Entra hoje em vigor, em França, a lei que transpõe a mais recente directiva europeia sobre os direitos de autor. Poderia ser apenas mais uma quinta-feira, mas é um momento-chave após o qual nada ficará como dantes. A partir de agora, gigantes tecnológicos como a Google serão legalmente responsabilizados pela compensação financeira dos órgãos de comunicação social cujos conteúdos noticiosos reproduzirem. Começou em França, alastrará pelo continente europeu. E é de elementar justiça. Repare-se: em 2017, em Portugal, a publicidade digital gerou receitas de 134 milhões de euros, dos quais 100 milhões (75% do total) foram directamente para a Google, Facebook e demais gigantes tecnológicos (que não produzem conteúdos), e apenas 34 milhões (25%) ficaram no nosso país – conferir dados aqui, no gráfico 4. Assim, depois de anos a apropriar-se dos conteúdos dos jornais para gerar tráfego nos seus serviços (como o Google News), e assim reduzindo as receitas dos próprios jornais, a Google passará a ter de compensar quem efectivamente é autor desses conteúdos.

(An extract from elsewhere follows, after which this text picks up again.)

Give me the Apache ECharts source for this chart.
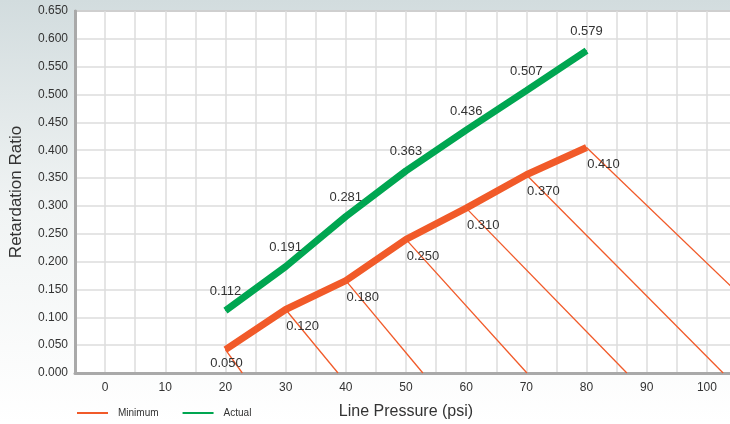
<!DOCTYPE html>
<html>
<head>
<meta charset="utf-8">
<script src="https://cdn.jsdelivr.net/npm/echarts@6/dist/echarts.min.js"></script>
<style>
html,body{margin:0;padding:0;}
#chart{width:730px;height:424px;}
</style>
</head>
<body>
<div id="chart"></div>
<script>
// ---- data ----
var pressures = [20, 30, 40, 50, 60, 70, 80];
var actualValues = [0.112, 0.191, 0.281, 0.363, 0.436, 0.507, 0.579];
var actualLabels = ['0.112', '0.191', '0.281', '0.363', '0.436', '0.507', '0.579'];
var minimumValues = [0.042, 0.114, 0.166, 0.240, 0.296, 0.356, 0.405];
var minimumLabels = ['0.050', '0.120', '0.180', '0.250', '0.310', '0.370', '0.410'];
var diagonalEnds = [22.8, 38.7, 52.8, 70.1, 86.7, 102.7, 119];
var xTicks = [0, 10, 20, 30, 40, 50, 60, 70, 80, 90, 100];

var RED = '#f15a29', GREEN = '#00a651';
var FONT = '"Liberation Sans", Arial, sans-serif';

var series = [];
pressures.forEach(function (p, i) {
  series.push({
    name: 'diag' + i, type: 'line', silent: true, symbol: 'none',
    lineStyle: { color: RED, width: 1.3 },
    data: [[p, minimumValues[i]], [diagonalEnds[i], 0]],
    z: 1
  });
});
series.push({
  name: 'Minimum', type: 'line', symbol: 'circle', symbolSize: 1, showSymbol: true,
  lineStyle: { color: RED, width: 7, cap: 'butt' },
  itemStyle: { color: RED },
  data: pressures.map(function (p, i) { return [p, minimumValues[i]]; }),
  label: {
    show: true, position: 'inside',
    formatter: function (d) { return minimumLabels[d.dataIndex]; },
    color: '#333', fontFamily: FONT, fontSize: 13
  },
  labelLayout: function (params) {
    if (params.dataIndex === 0) { return { dx: 1, dy: 14 }; }
    return { dx: 17, dy: 17 };
  },
  z: 3
});
series.push({
  name: 'Actual', type: 'line', symbol: 'circle', symbolSize: 1, showSymbol: true,
  lineStyle: { color: GREEN, width: 7, cap: 'butt' },
  itemStyle: { color: GREEN },
  data: pressures.map(function (p, i) { return [p, actualValues[i]]; }),
  label: {
    show: true, position: 'top', distance: 12,
    formatter: function (d) { return actualLabels[d.dataIndex]; },
    color: '#333', fontFamily: FONT, fontSize: 13
  },
  z: 3
});

var chart = echarts.init(document.getElementById('chart'));
chart.setOption({
  animation: false,
  backgroundColor: {
    type: 'linear', x: 0, y: 0, x2: 0, y2: 1,
    colorStops: [
      { offset: 0, color: '#d2dcde' },
      { offset: 0.5, color: '#f1f4f4' },
      { offset: 1, color: '#ffffff' }
    ]
  },
  grid: {
    left: 75, top: 11, right: -7, bottom: 51,
    outerBoundsMode: 'none', containLabel: false,
    show: true, backgroundColor: '#ffffff', borderColor: '#a9a9a9', borderWidth: 2
  },
  legend: {
    data: ['Minimum', 'Actual'],
    left: 72, top: 403,
    icon: 'rect', itemWidth: 31, itemHeight: 2, itemGap: 24,
    textStyle: { fontFamily: FONT, fontSize: 10, color: '#333', padding: [0, 0, 0, 5] }
  },
  xAxis: {
    type: 'value', min: -5, max: 105, interval: 5,
    name: 'Line Pressure (psi)', nameLocation: 'middle', nameGap: 31,
    nameTextStyle: { fontFamily: FONT, fontSize: 16, color: '#333' },
    axisLine: { show: true, onZero: false, lineStyle: { color: '#a9a9a9', width: 3 } },
    axisTick: { show: false },
    axisLabel: {
      margin: 9, fontFamily: FONT, fontSize: 12, color: '#333',
      formatter: function (v) { return xTicks.indexOf(v) >= 0 ? String(v) : ''; }
    },
    splitLine: { show: true, lineStyle: { color: '#dcdcdc', width: 1.5 } }
  },
  yAxis: {
    type: 'value', min: 0, max: 0.65, interval: 0.05,
    name: 'Retardation Ratio', nameLocation: 'middle', nameGap: 50,
    nameTextStyle: { fontFamily: FONT, fontSize: 17, color: '#333' },
    axisLine: { show: true, onZero: false, lineStyle: { color: '#a9a9a9', width: 3 } },
    axisTick: { show: false },
    axisLabel: {
      margin: 7, fontFamily: FONT, fontSize: 12, color: '#333',
      formatter: function (v) { return v.toFixed(3); }
    },
    splitLine: { show: true, lineStyle: { color: '#dcdcdc', width: 1.5 } }
  },
  series: series
});
</script>
</body>
</html>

Problema: a Google não quer pagar essa compensação e impôs um braço-de-ferro. Ou os jornais (e as autoridades públicas) aceitam que, apesar da nova lei, a Google não pagará por esses conteúdos, e tudo continua como dantes. Ou a Google, para cumprir a nova lei, deixará de difundir esses conteúdos noticiosos nos seus vários serviços, reduzindo imensamente o fluxo de tráfego dos jornais na internet e levando-os à ruína financeira – porque o tráfego oriundo do motor de pesquisa da Google (uma espécie de monopólio) é esmagador e indispensável para a viabilidade dos jornais online. Algo semelhante foi, há uns anos, aplicado em Espanha e a experiência está a gerar uma forte apreensão entre os editores. A imprensa francesa e jornalistas de toda a Europa estão em estado de alarme: recomeça hoje uma batalha crucial pela sua sobrevivência.
Recorde-se que a entrada em vigor desta lei, em França, resulta de um participado debate e longo processo democrático. A directiva europeia em causa foi adoptada a 26 de Março, após um escrutínio apertado e uma atenção mediática anormalmente intensa. A sua transposição para a legislação de cada Estado-membro está a cumprir os trâmites processuais normais e, em França, a lei que daí já resultou foi aprovada por unanimidade – da esquerda à direita. Outros países europeus farão um percurso similar, entre os quais Portugal. Ora, a Google ambiciona, legitimamente, estancar a situação em França antes que esta se alastre internacionalmente e se torne incontrolável e prejudicial aos seus interesses. Mas, importa que se diga, o ponto de partida é ilegítimo: os interesses da Google assentam numa posição que é imoral (apropriação de propriedade intelectual para gerar receitas próprias) e, agora, contrária ao espírito da lei.
O culminar desta batalha definirá o futuro da imprensa e terá implicações para a qualidade das nossas democracias europeias. Assinalá-lo é dizer o óbvio. Cada vez mais, nestes anos em que a desinformação circula e contamina o espaço público, se tornou essencial a existência de fontes fidedignas de informação e de investigação jornalística no escrutínio do poder político. Mais ainda em Portugal, onde vários jornais e grupos de comunicação social acumulam prejuízos elevados e dívidas incomportáveis. E onde, por desespero ou vassalagem, não falta quem proponha subsídios estatais ou outras propostas igualmente danosas para a independência jornalística. Afinal, uma solução simples poderá estar no horizonte: deixar que os leitores decidam livremente o que querem consumir e ressarcir quem tiver produzido esses conteúdos pelo seu trabalho – suspendendo a actual apropriação da Google dessas receitas. Dir-me-ão que não resolverá todos os males, o que será verdade. Mas será um bom início de conversa: dificilmente se conceberá um mecanismo mais justo do que este.
O culminar desta batalha definirá também, daqui para a frente, o relacionamento das democracias liberais europeias com os monopólios iliberais de empresas-Estado como a Google, cujo poder financeiro e influência global elevaram a donos-disto-tudo – acima do escrutínio democrático, acima da lei e acima dos limites éticos. Repito: monopólios iliberais de empresas-Estado como a Google. Tornou-se urgente resgatar para o debate público uma distinção fundamental: distinguir as posições pro-market (próprias das democracias liberais) das posições pro-business — ou seja, neste caso, dizer “sim” ao mercado livre e concorrencial, e dizer “não” aos monopólios (mesmo que privados) com poderes equiparáveis a Estados e com interesses conflituantes com o bem comum. Se as “Googles” quiserem ser inimigas da liberdade, então enfrentá-las será um dos grandes combates do nosso tempo.